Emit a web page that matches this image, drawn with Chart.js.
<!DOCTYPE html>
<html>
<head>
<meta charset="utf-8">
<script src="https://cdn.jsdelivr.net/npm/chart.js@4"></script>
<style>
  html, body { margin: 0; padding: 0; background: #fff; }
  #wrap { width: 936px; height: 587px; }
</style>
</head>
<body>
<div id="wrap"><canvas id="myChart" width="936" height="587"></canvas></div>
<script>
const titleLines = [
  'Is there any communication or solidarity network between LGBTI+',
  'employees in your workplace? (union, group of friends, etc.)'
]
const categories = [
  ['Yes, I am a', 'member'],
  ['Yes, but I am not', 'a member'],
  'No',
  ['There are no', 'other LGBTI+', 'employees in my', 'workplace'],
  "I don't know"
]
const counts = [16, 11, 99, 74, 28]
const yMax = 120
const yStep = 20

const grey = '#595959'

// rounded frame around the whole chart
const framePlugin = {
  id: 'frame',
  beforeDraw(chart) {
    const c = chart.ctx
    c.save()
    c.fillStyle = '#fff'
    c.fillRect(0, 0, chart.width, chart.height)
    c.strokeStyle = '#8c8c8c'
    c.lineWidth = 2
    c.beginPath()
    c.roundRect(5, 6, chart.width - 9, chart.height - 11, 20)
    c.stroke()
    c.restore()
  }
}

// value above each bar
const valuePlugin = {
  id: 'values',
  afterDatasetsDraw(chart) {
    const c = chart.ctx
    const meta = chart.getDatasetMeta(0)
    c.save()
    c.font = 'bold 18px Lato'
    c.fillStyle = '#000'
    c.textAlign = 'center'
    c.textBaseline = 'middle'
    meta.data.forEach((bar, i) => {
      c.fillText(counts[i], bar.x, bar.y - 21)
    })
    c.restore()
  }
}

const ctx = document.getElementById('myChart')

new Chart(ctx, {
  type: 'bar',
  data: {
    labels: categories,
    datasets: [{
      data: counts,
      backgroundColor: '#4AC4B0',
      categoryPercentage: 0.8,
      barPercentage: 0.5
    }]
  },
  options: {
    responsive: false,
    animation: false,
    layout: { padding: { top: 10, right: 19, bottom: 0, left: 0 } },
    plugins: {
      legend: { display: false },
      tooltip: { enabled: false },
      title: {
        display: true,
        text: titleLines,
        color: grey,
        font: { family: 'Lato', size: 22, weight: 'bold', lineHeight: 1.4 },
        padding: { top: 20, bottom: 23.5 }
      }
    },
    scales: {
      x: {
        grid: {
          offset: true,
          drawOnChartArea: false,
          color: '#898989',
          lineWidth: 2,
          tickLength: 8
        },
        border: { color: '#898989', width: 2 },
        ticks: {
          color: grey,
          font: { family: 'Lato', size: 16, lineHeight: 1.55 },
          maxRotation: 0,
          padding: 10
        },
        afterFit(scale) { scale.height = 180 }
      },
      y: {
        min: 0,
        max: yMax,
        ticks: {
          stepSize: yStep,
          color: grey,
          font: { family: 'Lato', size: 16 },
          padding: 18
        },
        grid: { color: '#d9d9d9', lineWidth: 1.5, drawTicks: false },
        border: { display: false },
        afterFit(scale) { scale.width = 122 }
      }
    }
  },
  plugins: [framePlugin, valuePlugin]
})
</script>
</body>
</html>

☆ ☆ ☆ ☆

» **Short exercise**
Restate word for word only the lines running from the beginning of the data to the line holding "const grey = '#595959'", both included.

» **Answer to the task**
Emit a web page that matches this image, drawn with Chart.js.
<!DOCTYPE html>
<html>
<head>
<meta charset="utf-8">
<script src="https://cdn.jsdelivr.net/npm/chart.js@4"></script>
<style>
  html, body { margin: 0; padding: 0; background: #fff; }
  #wrap { width: 936px; height: 587px; }
</style>
</head>
<body>
<div id="wrap"><canvas id="myChart" width="936" height="587"></canvas></div>
<script>
const titleLines = [
  'Is there any communication or solidarity network between LGBTI+',
  'employees in your workplace? (union, group of friends, etc.)'
]
const categories = [
  ['Yes, I am a', 'member'],
  ['Yes, but I am not', 'a member'],
  'No',
  ['There are no', 'other LGBTI+', 'employees in my', 'workplace'],
  "I don't know"
]
const counts = [16, 11, 99, 74, 28]
const yMax = 120
const yStep = 20

const grey = '#595959'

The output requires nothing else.